Some folks like to point out that you started as a political artist and switched gears. If this is so, why did this shift occur?

I was a young woman studying art in apartheid South Africa in the 1970s, and like my fellow students I was both enraged and felt powerless in the face of the racial discrimination and inequality practised by our government. At that time, I felt entrapped not only by the political situation but also by the definitions of what was expected of a woman and relationships. I had a sense of cloying claustrophobia that is apparent in the heavy paint of those early works and the depiction of threatening embraces - between man and woman, soldier and detainee. My figures were weighed down by heavy clothing that seemed to swirl with uneasy emotions and incarcerated in awkward interior spaces that showed no way out. There is a sense of desperation, a questioning of: “Is this all there is?” When I look at these paintings now, I can recognise that this could have been the seed for my spiritual search. I felt trapped in my own body, trapped in the matters of man, trapped in material existence.

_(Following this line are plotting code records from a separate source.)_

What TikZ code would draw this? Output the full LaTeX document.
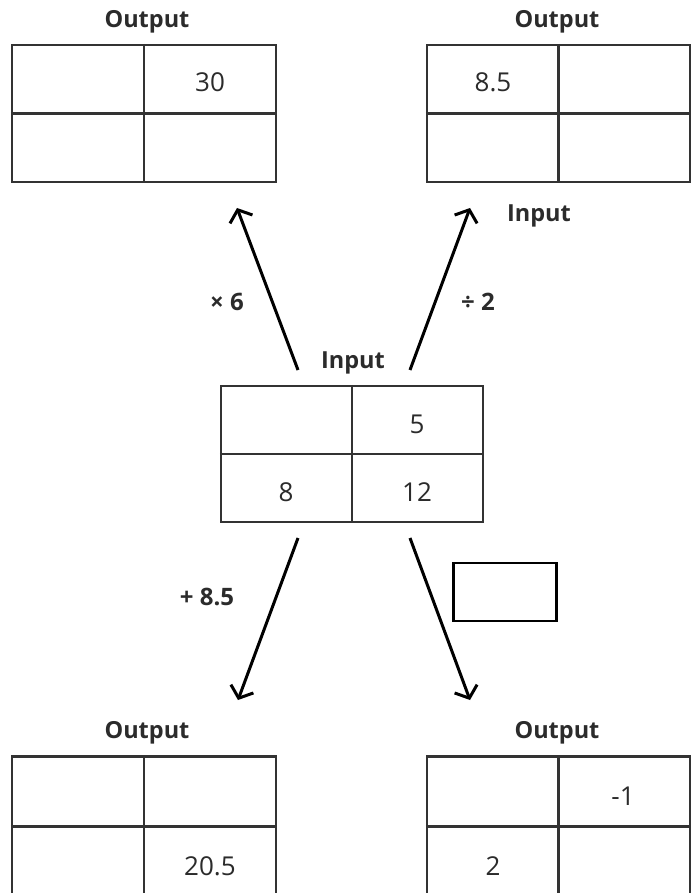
\documentclass[tikz,border=0pt]{standalone}
\usepackage{fontspec}
\setmainfont{Open Sans}
\usetikzlibrary{arrows.meta}
\definecolor{ink}{HTML}{2B2B2B}
\definecolor{grid}{HTML}{333333}
\tikzset{
  tablebox/.style={draw=grid, line width=2.2pt, inner sep=0pt},
  gridline/.style={draw=grid, line width=2.2pt},
  numtext/.style={text=ink, font=\fontsize{26}{26}\selectfont, inner sep=0pt, anchor=center},
  headtext/.style={text=ink, font=\bfseries\fontsize{23.5}{23.5}\selectfont, inner sep=0pt, anchor=center},
  optext/.style={text=ink, font=\bfseries\fontsize{24}{24}\selectfont, inner sep=0pt, anchor=center},
  maparrow/.style={draw=black, line width=3pt, -{Straight Barb[length=10pt,width=24pt,line width=3pt]}},
  blankbox/.style={draw=black, line width=2.5pt, inner sep=0pt}
}
\begin{document}
\begin{tikzpicture}[x=1pt,y=-1pt]
\useasboundingbox (0,0) rectangle (699,893);
\clip (0,0) rectangle (699,893);
% tables
\node[tablebox, minimum width=264pt, minimum height=137pt] (tl) at (144,113.5) {};
\node[tablebox, minimum width=263pt, minimum height=137pt] (tr) at (558.5,113.5) {};
\node[tablebox, minimum width=262pt, minimum height=136pt] (mid) at (352,454) {};
\node[tablebox, minimum width=264pt, minimum height=140pt] (bl) at (144,826.5) {};
\node[tablebox, minimum width=263pt, minimum height=140pt] (br) at (558.5,826.5) {};
\foreach \t in {tl,tr,mid,bl,br}{
  \draw[gridline] (\t.north) -- (\t.south);
  \draw[gridline] (\t.west) -- (\t.east);
}
% headings
\node[headtext] (htl) at (147,22) {Output};
\node[headtext] (htr) at (557,22) {Output};
\node[headtext] (hmid) at (353,363) {Input};
\node[headtext] (hin) at (539,216) {Input};
\node[headtext] (hbl) at (147,733) {Output};
\node[headtext] (hbr) at (557,733) {Output};
% numbers
\node[numtext] (n30) at (210,82) {30};
\node[numtext] (n85) at (493,82) {8.5};
\node[numtext] (n5) at (417,424) {5};
\node[numtext] (n8) at (286,492) {8};
\node[numtext] (n12) at (417,492) {12};
\node[numtext] (n205) at (210,866) {20.5};
\node[numtext] (nm1) at (623,796) {-1};
\node[numtext] (n2) at (493,866) {2};
% operation labels
\node[optext] (op1) at (227,302) {× 6};
\node[optext] (op2) at (478,302) {÷ 2};
\node[optext] (op3) at (207,597) {+ 8.5};
\node[blankbox, minimum width=103pt, minimum height=58pt] (blank) at (505,592) {};
% arrows
\coordinate (a1s) at (298,370);
\coordinate (a1e) at (237,208);
\coordinate (a2s) at (410,370);
\coordinate (a2e) at (470,208);
\coordinate (a3s) at (298,538);
\coordinate (a3e) at (238,700);
\coordinate (a4s) at (410,538);
\coordinate (a4e) at (470,700);
\draw[maparrow] (a1s) -- (a1e);
\draw[maparrow] (a2s) -- (a2e);
\draw[maparrow] (a3s) -- (a3e);
\draw[maparrow] (a4s) -- (a4e);
\end{tikzpicture}
\end{document}
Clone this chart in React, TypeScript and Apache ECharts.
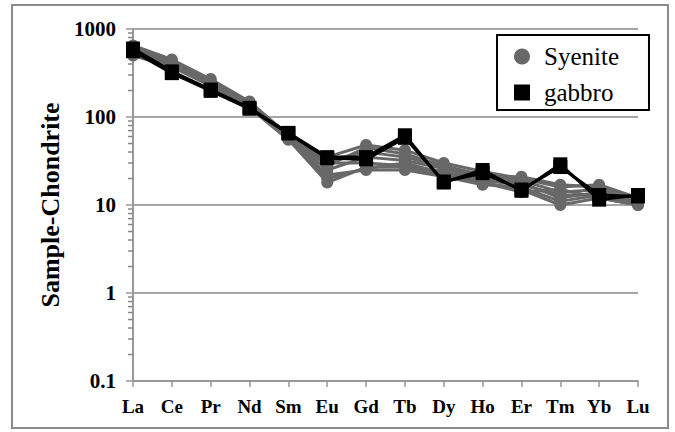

So how did the shift occur? In the early 90’s, my brother died. I was holding his feet as he died and felt a lift and a shift out of him and became acutely aware that we are all more than our bodies. Around this time Nelson Mandela was released from prison. It was the end of Apartheid, and the country started preparing for its first free election. I think this all opened something up in me - a new spaciousness, the sense of freedom and the promise of a better future. My figures became naked and innocent rather than sexual, and they moved outdoors and embarked on a journey.

In an interview you gave you mentioned the goddess Artemis and how significant she was to your artwork. Have you replaced Artemis with anyone or anything in particular?

For me Artemis is the warrior woman. The huntress - bow in hand, forever striding forward. Her arrows arc into the future. She has great purpose, and I can see that as an archetype she has helped me travel far. But now I feel that I am done with that journeying. It is time for a homecoming - for Surrender and Forgiveness. There is nothing to seek, it was all here all the time.

Deborah Bell's show will run from September 3rd to October 3rd at Everard Read Gallery.